Le myocarde est beaucoup plus sensible au risque de lésion ischémique le matin que l'après-midi, selon des travaux français publiés dans « The Lancet ».
« Depuis 15 ans environ, une histoire se construit autour du rythme circadien et du risque cardiaque », explique au « Quotidien » le Pr David Montaigne, du pôle imagerie et explorations fonctionnelles du CHRU de Lille.
On savait par exemple que les infarctus du myocarde ont tendance à être plus fréquents et sévères en fin de nuit et au petit matin. Une dizaine d'études observationnelles ont depuis été publiées sur ce sujet mais « leurs résultats divergent car on ne contrôle rien avec l'infarctus, explique le Pr Montaigne. Le délai et la qualité des prises en charge sont très variables entre le jour et la nuit. »
La preuve par 4
Pour trancher la question, les chercheurs du CHRU et de l'institut Pasteur de Lille se sont penchés sur le cas de figure le plus standardisé qui soit : le remplacement chirurgical de la valve aortique. Leur travail se décompose en 4 parties : une étude observationnelle, une étude prospective randomisée, une recherche des gènes impliqués dans les tissus prélevés chez les patients, et une étude chez la souris afin d'étudier les premières pistes thérapeutiques.
Au cours de l'étude observationnelle, les dossiers médicaux de 596 patients opérés pour un remplacement valvulaire ont été analysés, notamment la survenue dans les 500 jours qui suivent l'opération d'infarctus, d'insuffisance cardiaque ou de décès cardiovasculaire.
Si les durées d'hospitalisations étaient identiques dans les deux groupes, les patients opérés l'après-midi ont présenté un risque d'événement cardiovasculaire diminué de moitié, puisque 9,4 % d'entre eux ont souffert de ce genre de complication contre 18,1 % des patients opérés en matinée. Les auteurs ont calculé qu'un événement cardiovasculaire pourrait être évité pour 11 patients opérés l'après-midi au lieu du matin.

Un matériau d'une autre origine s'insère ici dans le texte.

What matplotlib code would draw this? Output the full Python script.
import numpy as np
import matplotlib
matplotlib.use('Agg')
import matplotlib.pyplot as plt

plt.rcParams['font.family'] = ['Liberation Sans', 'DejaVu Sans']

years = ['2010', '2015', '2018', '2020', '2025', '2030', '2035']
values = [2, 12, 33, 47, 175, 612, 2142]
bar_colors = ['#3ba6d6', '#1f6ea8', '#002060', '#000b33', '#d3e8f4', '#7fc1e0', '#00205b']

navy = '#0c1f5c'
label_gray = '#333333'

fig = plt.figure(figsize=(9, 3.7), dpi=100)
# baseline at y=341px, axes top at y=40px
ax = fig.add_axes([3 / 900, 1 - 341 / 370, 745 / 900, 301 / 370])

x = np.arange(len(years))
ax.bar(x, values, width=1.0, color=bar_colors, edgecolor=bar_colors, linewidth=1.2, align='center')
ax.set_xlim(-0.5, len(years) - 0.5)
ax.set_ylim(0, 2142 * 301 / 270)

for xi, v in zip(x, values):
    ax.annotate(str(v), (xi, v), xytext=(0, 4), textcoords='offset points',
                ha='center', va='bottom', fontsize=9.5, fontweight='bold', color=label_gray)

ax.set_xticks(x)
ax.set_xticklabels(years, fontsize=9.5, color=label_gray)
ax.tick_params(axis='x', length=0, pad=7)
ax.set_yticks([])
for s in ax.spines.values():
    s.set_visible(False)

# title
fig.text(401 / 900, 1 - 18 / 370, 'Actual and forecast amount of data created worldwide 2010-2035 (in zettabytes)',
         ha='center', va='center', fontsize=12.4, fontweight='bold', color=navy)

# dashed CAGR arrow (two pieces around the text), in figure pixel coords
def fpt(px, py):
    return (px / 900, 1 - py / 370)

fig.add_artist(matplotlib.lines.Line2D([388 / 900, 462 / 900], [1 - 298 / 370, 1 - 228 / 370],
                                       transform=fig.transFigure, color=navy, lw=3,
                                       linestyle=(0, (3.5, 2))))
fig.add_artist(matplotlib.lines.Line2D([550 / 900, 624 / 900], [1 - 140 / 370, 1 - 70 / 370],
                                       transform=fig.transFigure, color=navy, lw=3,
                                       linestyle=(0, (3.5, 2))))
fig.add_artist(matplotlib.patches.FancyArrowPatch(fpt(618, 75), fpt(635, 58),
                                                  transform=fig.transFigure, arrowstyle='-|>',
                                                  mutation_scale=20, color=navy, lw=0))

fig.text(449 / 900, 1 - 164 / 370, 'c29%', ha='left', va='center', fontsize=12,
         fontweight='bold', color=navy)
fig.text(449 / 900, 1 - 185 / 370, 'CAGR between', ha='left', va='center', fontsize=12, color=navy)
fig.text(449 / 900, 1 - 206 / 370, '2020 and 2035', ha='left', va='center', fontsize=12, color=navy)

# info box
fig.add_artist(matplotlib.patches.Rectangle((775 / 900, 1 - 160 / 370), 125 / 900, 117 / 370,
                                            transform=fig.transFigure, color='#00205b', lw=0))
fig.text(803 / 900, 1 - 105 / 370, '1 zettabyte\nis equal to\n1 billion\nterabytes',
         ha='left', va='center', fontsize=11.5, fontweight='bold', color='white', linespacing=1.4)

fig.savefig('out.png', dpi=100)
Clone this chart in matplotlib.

L'essai randomisé a eu lieu entre janvier 2016 et février 2017, et a inclus 88 patients. la moitié des patients a été opérée en matinée, et l'autre moitié dans l'après-midi. Si aucun des patients n'est décédé entre l'opération et la sortie de l'hôpital, au bout de 12 jours en moyenne, les patients opérés l'après-midi avait des taux de troponine T cardiaque significativement plus faibles (179 ng/L contre 225 ng/L). Des analyses menées sur les tissus de 30 patients (14 du groupe matinée, et 16 du groupe après midi), ont par ailleurs montré une meilleure contractilité des tissus des patients opérés l'après-midi.
Dans les tissus prélevés, 287 gènes liés au rythme circadien, et susceptibles d'influencer le risque de lésion ischémique, étaient plus exprimés chez les patients de l'après-midi. Parmi ces gènes, celui produisant le récepteur nucléaire Rev-Erbα a particulièrement attiré l'attention des pharmacologues de l'équipe. Ce récepteur qui se lie à l’hème de l'hémoglobine a un rôle encore mal connu, mais on le sait impliqué dans l'homéostasie du métabolisme énergétique. On sait également qu'il est plus exprimé le matin que l'après-midi. En employant un antagoniste de ce récepteur, appelé SR8278, les auteurs sont parvenus à réduire augmenter la tolérance à l'hypoxie de cœurs de souris isolés. Il n'est pas question de tester cette molécule chez l'Homme à cause de ses très nombreux effets secondaires, mais la preuve de concept est là.
Une nouvelle piste thérapeutique
Le message de cette étude « n'est surtout pas de dire qu'il faut absolument se faire opérer le matin », prévient le Pr Montaigne. Bien que significativement différents, les risques d'événement des patients opérés l'après-midi et le matin restent faibles dans l'absolu. La question pourrait en revanche se poser pour les patients les plus à risque : les diabétiques et les insuffisants rénaux. Une analyse de sous-groupe est en cours consacrés au tiers de patients diabétiques de l'étude observationnelle.
« Nous allons maintenant passer en revue des molécules sur notre modèle de souris, prédis le Pr Montaigne, on pourrait imaginer que l'une d'entre elle pourrait être administrée juste avant une reperfusion pour temporairement "déphaser" le cœur pendant l'opération ».